REQUIREMENTS:
Below this line are records; write out exactly the lines from the one containing "Clone this chart in seaborn and matplotlib." through the one containing "baselines = [686, 578, 471, 363, 255, 148, 39]", with the pictures left out.

MATERIAL PROVIDED:
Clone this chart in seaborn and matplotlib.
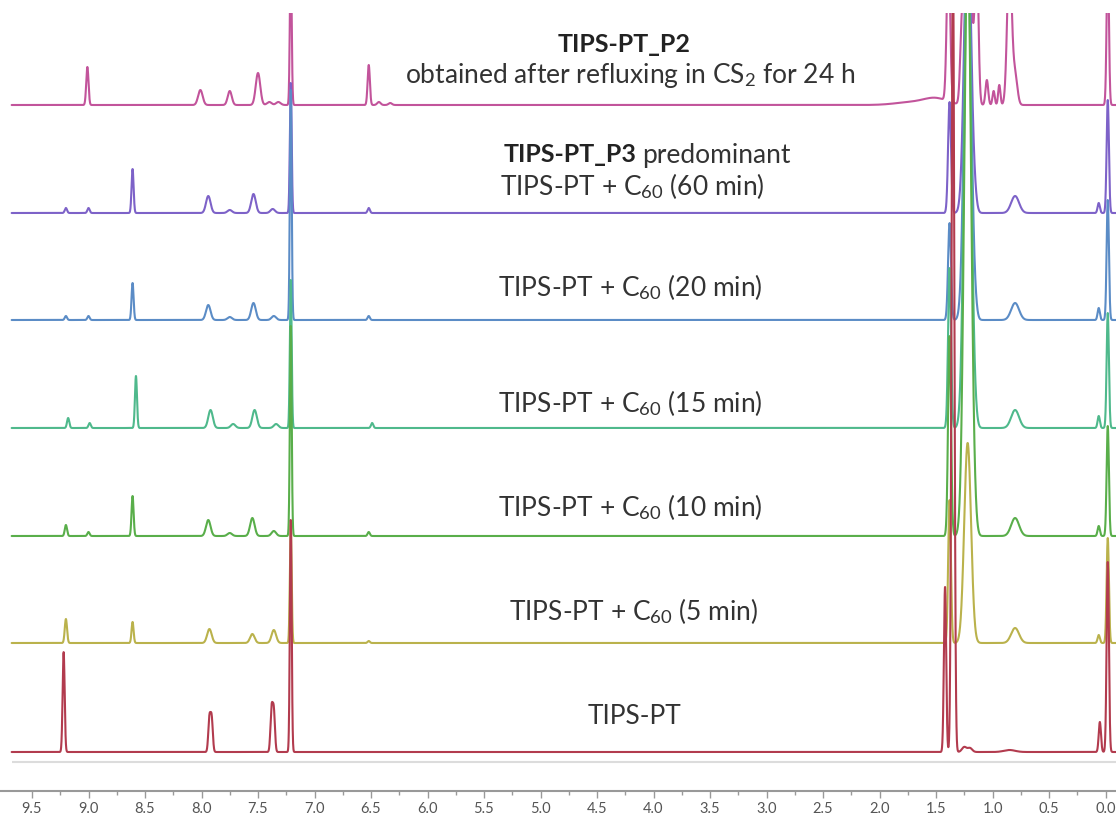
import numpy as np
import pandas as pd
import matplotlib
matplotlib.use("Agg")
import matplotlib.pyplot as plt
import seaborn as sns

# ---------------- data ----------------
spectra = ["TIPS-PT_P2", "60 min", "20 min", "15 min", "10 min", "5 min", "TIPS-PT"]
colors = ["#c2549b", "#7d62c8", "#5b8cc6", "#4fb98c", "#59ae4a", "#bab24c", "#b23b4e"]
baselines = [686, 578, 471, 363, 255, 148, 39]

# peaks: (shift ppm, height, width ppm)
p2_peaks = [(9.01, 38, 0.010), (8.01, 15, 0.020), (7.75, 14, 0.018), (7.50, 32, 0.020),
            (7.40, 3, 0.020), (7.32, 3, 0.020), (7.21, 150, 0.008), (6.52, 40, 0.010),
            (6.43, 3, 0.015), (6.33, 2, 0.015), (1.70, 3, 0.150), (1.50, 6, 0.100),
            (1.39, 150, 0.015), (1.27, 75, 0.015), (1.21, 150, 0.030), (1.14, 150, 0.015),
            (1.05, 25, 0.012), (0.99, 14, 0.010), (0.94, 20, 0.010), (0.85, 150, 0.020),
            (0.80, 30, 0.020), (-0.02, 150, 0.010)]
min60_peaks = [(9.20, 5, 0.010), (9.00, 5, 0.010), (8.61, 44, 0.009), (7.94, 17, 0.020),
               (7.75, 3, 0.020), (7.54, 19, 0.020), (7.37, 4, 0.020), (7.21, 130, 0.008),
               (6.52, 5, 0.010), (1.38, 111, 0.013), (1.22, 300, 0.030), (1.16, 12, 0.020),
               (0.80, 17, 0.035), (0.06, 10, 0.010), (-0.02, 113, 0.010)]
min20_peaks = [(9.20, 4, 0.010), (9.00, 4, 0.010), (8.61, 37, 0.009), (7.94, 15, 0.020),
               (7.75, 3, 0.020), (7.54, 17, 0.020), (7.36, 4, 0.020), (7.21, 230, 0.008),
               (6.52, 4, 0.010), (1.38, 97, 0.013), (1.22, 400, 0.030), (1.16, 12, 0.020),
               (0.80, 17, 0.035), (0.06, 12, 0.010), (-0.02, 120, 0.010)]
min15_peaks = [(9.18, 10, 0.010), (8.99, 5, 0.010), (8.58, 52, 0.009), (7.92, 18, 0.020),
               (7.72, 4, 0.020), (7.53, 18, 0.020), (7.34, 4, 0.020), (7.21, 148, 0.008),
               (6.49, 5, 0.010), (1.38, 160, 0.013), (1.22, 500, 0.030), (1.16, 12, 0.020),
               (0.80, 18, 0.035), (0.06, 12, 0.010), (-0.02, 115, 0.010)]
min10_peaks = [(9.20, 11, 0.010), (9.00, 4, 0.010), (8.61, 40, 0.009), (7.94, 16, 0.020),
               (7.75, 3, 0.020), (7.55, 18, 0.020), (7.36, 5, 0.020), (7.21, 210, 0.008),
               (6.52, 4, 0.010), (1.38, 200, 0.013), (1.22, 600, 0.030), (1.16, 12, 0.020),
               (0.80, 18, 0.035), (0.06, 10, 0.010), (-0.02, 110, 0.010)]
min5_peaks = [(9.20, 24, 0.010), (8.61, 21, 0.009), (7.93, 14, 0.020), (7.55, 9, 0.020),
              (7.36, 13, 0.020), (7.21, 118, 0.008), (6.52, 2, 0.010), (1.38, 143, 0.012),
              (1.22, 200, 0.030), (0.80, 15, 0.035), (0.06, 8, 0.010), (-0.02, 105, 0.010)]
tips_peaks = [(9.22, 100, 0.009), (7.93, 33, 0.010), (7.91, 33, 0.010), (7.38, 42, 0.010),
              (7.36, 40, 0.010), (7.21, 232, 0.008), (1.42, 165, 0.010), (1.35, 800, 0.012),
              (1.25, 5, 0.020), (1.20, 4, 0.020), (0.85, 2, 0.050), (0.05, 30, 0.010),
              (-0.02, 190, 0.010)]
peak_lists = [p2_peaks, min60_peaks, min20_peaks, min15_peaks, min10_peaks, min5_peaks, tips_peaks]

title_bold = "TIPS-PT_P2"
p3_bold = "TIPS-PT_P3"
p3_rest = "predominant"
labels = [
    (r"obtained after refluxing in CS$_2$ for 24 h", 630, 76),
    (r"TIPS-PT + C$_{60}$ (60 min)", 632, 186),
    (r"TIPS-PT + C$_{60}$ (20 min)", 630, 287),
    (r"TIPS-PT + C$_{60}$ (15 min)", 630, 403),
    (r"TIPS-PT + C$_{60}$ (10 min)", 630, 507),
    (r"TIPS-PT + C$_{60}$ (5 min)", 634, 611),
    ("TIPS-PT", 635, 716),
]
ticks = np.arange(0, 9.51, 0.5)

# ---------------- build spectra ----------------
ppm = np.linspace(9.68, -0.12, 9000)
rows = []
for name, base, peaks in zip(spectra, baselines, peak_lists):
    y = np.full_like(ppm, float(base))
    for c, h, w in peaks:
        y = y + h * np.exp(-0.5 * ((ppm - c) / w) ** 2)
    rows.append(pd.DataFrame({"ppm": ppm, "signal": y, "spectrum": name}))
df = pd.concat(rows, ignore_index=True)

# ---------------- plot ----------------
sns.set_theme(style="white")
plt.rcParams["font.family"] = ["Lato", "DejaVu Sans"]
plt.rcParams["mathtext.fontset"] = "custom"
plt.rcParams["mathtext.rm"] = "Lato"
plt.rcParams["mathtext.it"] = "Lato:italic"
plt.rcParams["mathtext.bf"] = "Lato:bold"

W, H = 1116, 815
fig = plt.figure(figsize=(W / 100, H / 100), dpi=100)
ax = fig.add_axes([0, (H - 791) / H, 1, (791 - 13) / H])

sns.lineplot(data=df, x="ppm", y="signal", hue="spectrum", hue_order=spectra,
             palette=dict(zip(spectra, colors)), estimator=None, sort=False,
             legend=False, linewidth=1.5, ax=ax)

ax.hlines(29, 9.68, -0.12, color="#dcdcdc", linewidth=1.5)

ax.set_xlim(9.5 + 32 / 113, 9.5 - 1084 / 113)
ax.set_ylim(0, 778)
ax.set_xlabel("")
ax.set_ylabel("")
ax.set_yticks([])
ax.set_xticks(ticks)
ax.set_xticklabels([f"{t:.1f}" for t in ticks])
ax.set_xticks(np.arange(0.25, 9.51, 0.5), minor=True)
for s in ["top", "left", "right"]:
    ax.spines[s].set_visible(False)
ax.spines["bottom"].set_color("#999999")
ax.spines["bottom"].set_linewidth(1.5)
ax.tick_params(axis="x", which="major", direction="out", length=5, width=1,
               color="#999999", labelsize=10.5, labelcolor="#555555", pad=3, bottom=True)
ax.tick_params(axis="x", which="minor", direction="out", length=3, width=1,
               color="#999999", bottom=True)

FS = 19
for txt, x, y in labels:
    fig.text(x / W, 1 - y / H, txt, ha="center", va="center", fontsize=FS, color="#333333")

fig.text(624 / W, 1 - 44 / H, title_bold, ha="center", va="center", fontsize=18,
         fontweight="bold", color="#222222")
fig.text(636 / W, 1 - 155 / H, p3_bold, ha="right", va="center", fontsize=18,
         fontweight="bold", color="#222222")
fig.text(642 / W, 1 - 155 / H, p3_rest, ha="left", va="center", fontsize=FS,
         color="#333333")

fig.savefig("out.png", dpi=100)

...

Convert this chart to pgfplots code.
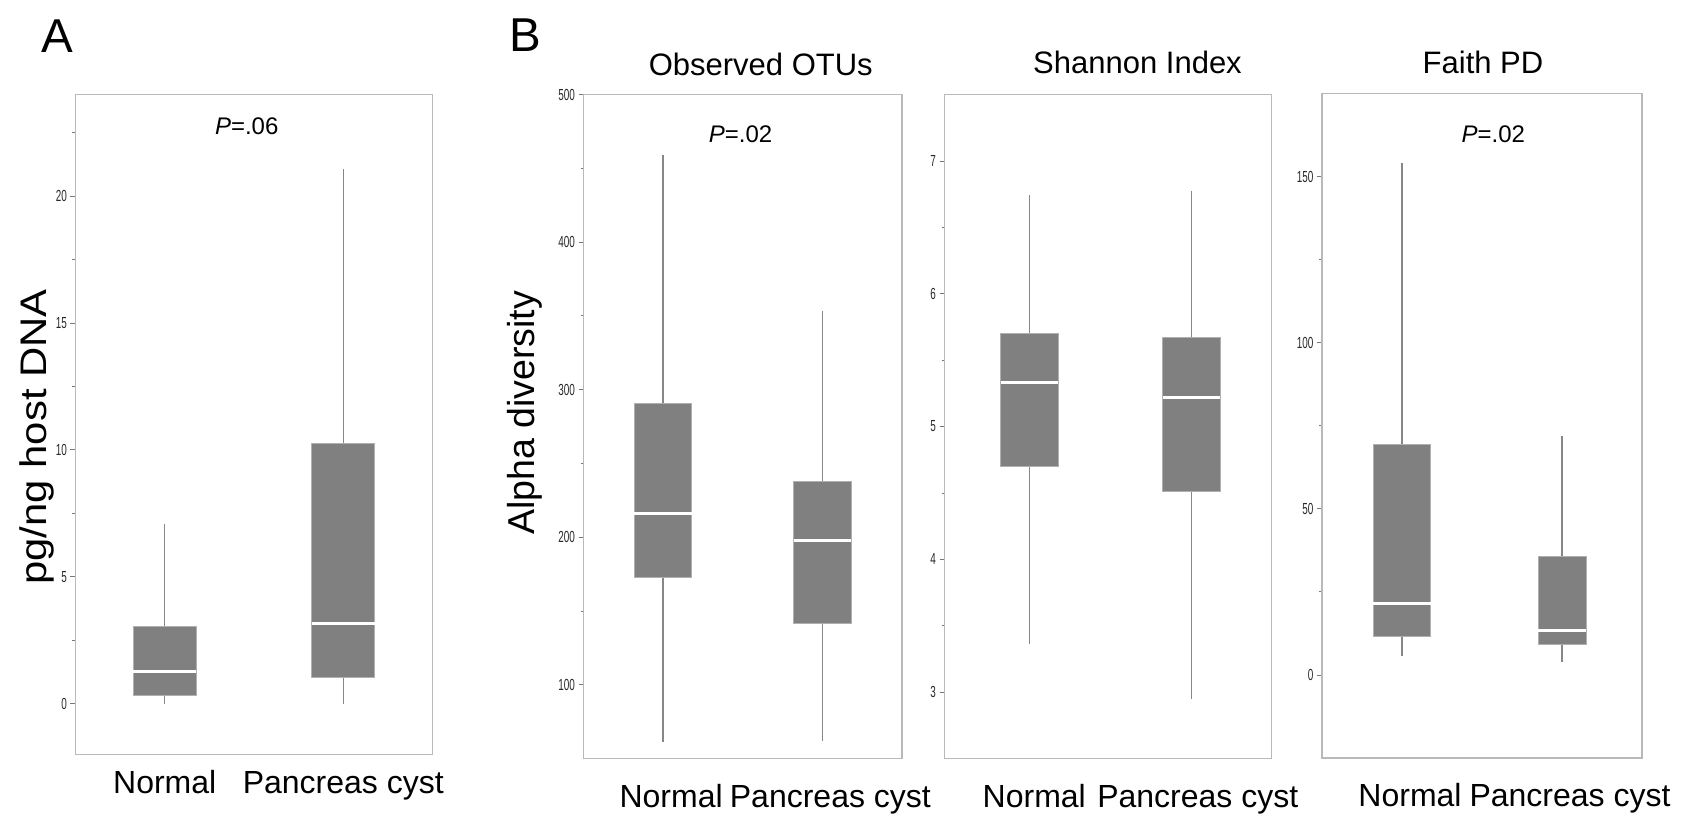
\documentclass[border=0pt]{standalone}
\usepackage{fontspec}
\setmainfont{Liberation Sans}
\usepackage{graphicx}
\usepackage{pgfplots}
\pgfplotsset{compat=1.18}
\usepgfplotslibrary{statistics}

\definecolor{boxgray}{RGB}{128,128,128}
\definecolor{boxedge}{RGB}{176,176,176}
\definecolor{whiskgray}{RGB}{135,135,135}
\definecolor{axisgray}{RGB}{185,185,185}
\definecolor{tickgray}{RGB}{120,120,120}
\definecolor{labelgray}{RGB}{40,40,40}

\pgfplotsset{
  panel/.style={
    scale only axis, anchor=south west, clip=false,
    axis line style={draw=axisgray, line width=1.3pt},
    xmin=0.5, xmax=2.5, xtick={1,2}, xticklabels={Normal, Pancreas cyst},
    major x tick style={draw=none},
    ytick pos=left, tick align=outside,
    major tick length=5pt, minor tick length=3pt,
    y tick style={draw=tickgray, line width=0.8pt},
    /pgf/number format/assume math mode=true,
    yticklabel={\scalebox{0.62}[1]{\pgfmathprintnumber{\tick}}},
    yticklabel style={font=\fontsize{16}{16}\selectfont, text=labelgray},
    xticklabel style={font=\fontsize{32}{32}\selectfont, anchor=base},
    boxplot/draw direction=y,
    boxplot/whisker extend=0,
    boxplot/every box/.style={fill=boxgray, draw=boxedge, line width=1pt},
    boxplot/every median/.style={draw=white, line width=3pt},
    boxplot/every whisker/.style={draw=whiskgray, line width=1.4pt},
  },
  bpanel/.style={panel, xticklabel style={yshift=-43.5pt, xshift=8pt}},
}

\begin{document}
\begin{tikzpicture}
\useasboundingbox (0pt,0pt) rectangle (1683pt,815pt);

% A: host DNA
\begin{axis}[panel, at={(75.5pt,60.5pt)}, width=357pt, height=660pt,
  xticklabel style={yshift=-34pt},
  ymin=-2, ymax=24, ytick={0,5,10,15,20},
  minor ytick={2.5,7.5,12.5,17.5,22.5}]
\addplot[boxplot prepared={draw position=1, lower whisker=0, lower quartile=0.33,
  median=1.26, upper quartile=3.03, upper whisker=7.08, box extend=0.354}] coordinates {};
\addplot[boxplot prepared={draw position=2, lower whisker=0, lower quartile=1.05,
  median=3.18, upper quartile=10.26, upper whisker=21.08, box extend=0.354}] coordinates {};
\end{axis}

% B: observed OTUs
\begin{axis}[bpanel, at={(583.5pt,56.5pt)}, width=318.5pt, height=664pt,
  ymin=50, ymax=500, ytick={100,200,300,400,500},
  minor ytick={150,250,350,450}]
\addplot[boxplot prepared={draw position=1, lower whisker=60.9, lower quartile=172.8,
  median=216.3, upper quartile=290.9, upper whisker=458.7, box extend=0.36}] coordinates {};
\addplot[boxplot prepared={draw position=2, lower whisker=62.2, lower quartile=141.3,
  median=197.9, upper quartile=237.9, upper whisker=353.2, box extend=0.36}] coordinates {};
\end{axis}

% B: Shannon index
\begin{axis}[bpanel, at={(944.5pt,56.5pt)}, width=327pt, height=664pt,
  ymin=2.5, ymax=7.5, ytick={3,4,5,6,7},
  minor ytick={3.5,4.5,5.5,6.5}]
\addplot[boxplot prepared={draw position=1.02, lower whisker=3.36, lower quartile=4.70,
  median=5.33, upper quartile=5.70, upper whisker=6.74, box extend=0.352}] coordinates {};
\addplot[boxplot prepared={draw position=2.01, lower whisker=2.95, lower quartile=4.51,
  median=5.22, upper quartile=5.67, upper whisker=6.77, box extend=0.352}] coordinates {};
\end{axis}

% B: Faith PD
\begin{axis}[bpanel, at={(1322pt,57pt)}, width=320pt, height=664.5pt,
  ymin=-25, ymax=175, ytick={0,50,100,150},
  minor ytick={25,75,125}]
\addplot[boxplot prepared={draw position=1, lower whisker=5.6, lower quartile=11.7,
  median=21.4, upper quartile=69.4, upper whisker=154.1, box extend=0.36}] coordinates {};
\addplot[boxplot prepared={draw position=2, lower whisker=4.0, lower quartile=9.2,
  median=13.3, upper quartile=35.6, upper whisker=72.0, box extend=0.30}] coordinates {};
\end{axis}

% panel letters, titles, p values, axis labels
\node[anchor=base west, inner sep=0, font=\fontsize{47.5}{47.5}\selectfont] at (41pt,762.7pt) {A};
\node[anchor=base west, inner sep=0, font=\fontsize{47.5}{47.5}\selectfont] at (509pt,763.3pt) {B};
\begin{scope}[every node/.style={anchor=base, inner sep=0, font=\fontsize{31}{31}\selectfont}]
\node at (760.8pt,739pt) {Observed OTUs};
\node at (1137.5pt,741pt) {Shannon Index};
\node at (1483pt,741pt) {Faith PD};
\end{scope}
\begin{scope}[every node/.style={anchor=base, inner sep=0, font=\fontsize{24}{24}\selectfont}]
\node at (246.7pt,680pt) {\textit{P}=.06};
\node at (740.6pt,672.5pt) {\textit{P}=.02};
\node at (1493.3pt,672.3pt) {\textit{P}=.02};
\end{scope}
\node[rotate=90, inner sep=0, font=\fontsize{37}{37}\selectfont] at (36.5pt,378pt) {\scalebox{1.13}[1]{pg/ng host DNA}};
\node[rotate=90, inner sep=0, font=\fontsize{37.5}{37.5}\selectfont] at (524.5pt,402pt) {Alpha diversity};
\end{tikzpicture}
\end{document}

THE SOLUTION:
Clone this chart in seaborn and matplotlib.
import numpy as np
import pandas as pd
import matplotlib
matplotlib.use("Agg")
import matplotlib.pyplot as plt
import seaborn as sns

# ---------------- data ----------------
spectra = ["TIPS-PT_P2", "60 min", "20 min", "15 min", "10 min", "5 min", "TIPS-PT"]
colors = ["#c2549b", "#7d62c8", "#5b8cc6", "#4fb98c", "#59ae4a", "#bab24c", "#b23b4e"]
baselines = [686, 578, 471, 363, 255, 148, 39]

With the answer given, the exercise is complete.